Closed xurxodiz closed 12 years ago
Okay not so sure right now, I think I got things mixed in the rush of paper submit. Let's doublecheck everything.
I suspect EM is the only one that can give me membership percentages, so perhaps it's better to stay with it even if the results are slightly worse (haven't checked yet).
Ah, fuck it, I understand it now. It all has to do with the MakeDensityBasedClusterer thing. Well, I'm learning a lot about clustering, that's for sure :D
Only EM, by default, provides probability memberships. The others have to be wrapped in, well, MakeDensityBasedClusteres.

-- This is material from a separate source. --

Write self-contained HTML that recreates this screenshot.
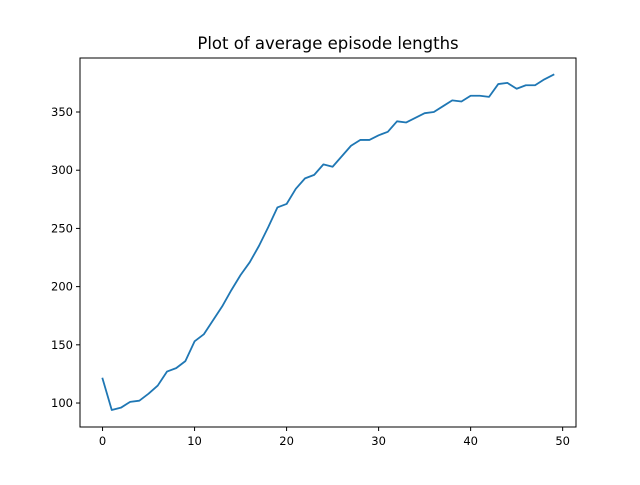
<!DOCTYPE html>
<html><head><meta charset="utf-8"><style>
body{margin:0;background:#fff}
svg text{font-family:"DejaVu Sans","Liberation Sans",sans-serif;fill:#000}
</style></head><body>
<svg id="chart" width="640" height="480">
<rect width="640" height="480" fill="#fff"/>
<text x="328" y="49" text-anchor="middle" font-size="16.5">Plot of average episode lengths</text>
<g id="axes"></g>
</svg>
<script>
const xTicks=[0,10,20,30,40,50];
const yTicks=[100,150,200,250,300,350];
const lengths=[121,94,96,101,102,108,115,127,130,136,153,159,171,183,197,210,221,235,251,268,271,284,293,296,305,303,312,321,326,326,330,333,342,341,345,349,350,355,360,359,364,364,363,374,375,370,373,373,378,382];
const L=80,R=576,T=58,B=427;
const xMin=-2.45,xMax=51.45,yMin=79.4,yMax=396.4;
const sx=v=>L+(v-xMin)/(xMax-xMin)*(R-L);
const sy=v=>B-(v-yMin)/(yMax-yMin)*(B-T);
const ns='http://www.w3.org/2000/svg';
const g=document.getElementById('axes');
function mk(t,a){const e=document.createElementNS(ns,t);for(const k in a)e.setAttribute(k,a[k]);g.appendChild(e);return e;}
const pts=lengths.map((v,i)=>sx(i)+','+sy(v)).join(' ');
const line=mk('polyline',{points:pts,fill:'none',stroke:'#1f77b4','stroke-width':1.8,'stroke-linejoin':'round','stroke-linecap':'square'});


const frame=mk('rect',{x:L,y:T,width:R-L,height:B-T,fill:'none',stroke:'#000','stroke-width':1});


xTicks.forEach(v=>{
  const x=sx(v);
  const tk=mk('line',{x1:x,x2:x,y1:B,y2:B+4,stroke:'#000','stroke-width':1});
  
  
  const t=mk('text',{x:x,y:B+18,'text-anchor':'middle','font-size':11.5});
  t.textContent=v;
  
  
});
yTicks.forEach(v=>{
  const y=sy(v);
  const tk=mk('line',{x1:L-4,x2:L,y1:y,y2:y,stroke:'#000','stroke-width':1});
  
  
  const t=mk('text',{x:L-7,y:y+4,'text-anchor':'end','font-size':11.5});
  t.textContent=v;
  
  
});
</script>
</body></html>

Currently checking validity of the clusterer with Weka. Documentation/tutorial for the Weka GUI Experimenter can be found at http://www.cs.utexas.edu/~mooney/cs391L/hw2/Experiments.pdf.
Results upon experimenting (check exp.exp)
CLOPE can't be used; it's only for nominal values DBSCAN and it's variation OPTICS return exceptions: they are unable to classify some instances. Remaining: FarthestFirst, HierarchicalCluster, sIB, XMeans, KMeans, EM.
Performing tests based on them, with confidence 0.05, XMeans, KMeans and EM always consider each other not statistically significantly different, while the others always rank worse.
Therefore we can pick any of them three, so let's run with EM.
New results seem to shift better performance to SimpleKMeans than to EM. Right now, workflow works around the code by using Weka's GUI interface. Let's update the code so it uses SKM directly.